== Request ==
Start with the line that contains "Give me the TikZ source for this diagram." and end with the line that contains "(merge) at (226.5,387);"; retype those lines and the ones between them exactly, without any pictures.

== Material for this task ==
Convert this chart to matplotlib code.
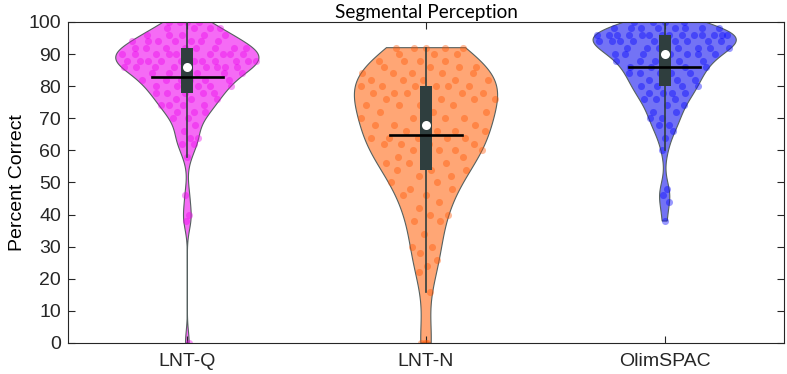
--
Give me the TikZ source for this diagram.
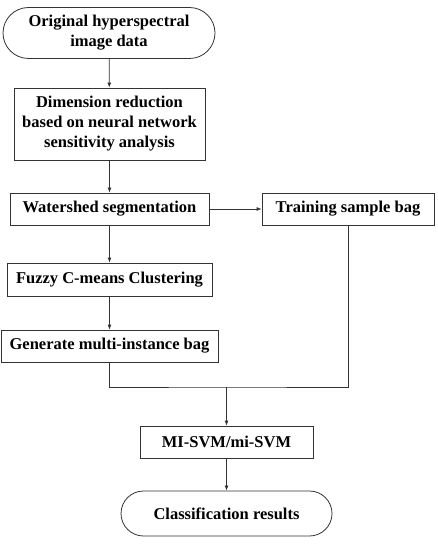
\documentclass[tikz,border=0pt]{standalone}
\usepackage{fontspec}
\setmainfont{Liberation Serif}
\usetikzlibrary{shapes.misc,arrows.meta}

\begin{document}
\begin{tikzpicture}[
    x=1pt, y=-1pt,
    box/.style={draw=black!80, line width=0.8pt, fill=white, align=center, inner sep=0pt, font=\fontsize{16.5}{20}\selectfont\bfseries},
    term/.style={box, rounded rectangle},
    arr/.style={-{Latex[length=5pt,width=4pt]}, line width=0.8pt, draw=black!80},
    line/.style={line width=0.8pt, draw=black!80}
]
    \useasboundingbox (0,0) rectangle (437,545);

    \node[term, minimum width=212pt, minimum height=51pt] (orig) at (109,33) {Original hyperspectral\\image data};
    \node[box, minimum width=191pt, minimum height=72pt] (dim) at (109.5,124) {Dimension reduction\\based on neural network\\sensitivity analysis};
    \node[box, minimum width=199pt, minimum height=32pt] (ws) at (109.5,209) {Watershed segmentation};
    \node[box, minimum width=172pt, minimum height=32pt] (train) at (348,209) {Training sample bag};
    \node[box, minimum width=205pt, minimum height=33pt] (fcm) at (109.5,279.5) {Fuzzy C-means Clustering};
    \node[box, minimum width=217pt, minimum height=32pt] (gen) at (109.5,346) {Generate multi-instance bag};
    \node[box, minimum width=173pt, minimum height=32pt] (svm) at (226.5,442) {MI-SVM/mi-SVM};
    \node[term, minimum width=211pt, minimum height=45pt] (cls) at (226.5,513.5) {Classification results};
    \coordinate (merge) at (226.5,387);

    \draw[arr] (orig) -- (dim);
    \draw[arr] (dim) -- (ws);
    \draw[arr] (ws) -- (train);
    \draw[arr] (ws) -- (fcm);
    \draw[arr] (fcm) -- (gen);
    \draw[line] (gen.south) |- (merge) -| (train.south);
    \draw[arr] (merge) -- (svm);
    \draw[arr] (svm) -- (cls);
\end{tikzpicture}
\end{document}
==
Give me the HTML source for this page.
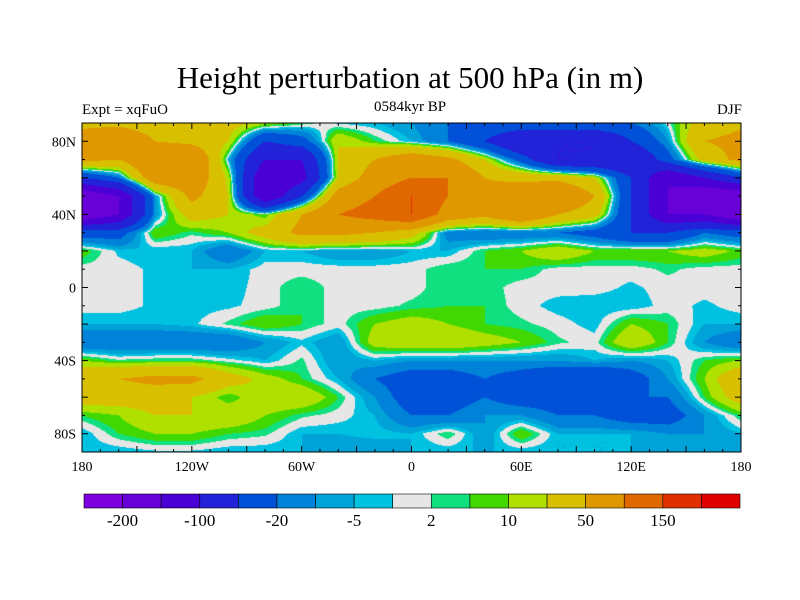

== Result of the task ==
Give me the TikZ source for this diagram.
\documentclass[tikz,border=0pt]{standalone}
\usepackage{fontspec}
\setmainfont{Liberation Serif}
\usetikzlibrary{shapes.misc,arrows.meta}

\begin{document}
\begin{tikzpicture}[
    x=1pt, y=-1pt,
    box/.style={draw=black!80, line width=0.8pt, fill=white, align=center, inner sep=0pt, font=\fontsize{16.5}{20}\selectfont\bfseries},
    term/.style={box, rounded rectangle},
    arr/.style={-{Latex[length=5pt,width=4pt]}, line width=0.8pt, draw=black!80},
    line/.style={line width=0.8pt, draw=black!80}
]
    \useasboundingbox (0,0) rectangle (437,545);

    \node[term, minimum width=212pt, minimum height=51pt] (orig) at (109,33) {Original hyperspectral\\image data};
    \node[box, minimum width=191pt, minimum height=72pt] (dim) at (109.5,124) {Dimension reduction\\based on neural network\\sensitivity analysis};
    \node[box, minimum width=199pt, minimum height=32pt] (ws) at (109.5,209) {Watershed segmentation};
    \node[box, minimum width=172pt, minimum height=32pt] (train) at (348,209) {Training sample bag};
    \node[box, minimum width=205pt, minimum height=33pt] (fcm) at (109.5,279.5) {Fuzzy C-means Clustering};
    \node[box, minimum width=217pt, minimum height=32pt] (gen) at (109.5,346) {Generate multi-instance bag};
    \node[box, minimum width=173pt, minimum height=32pt] (svm) at (226.5,442) {MI-SVM/mi-SVM};
    \node[term, minimum width=211pt, minimum height=45pt] (cls) at (226.5,513.5) {Classification results};
    \coordinate (merge) at (226.5,387);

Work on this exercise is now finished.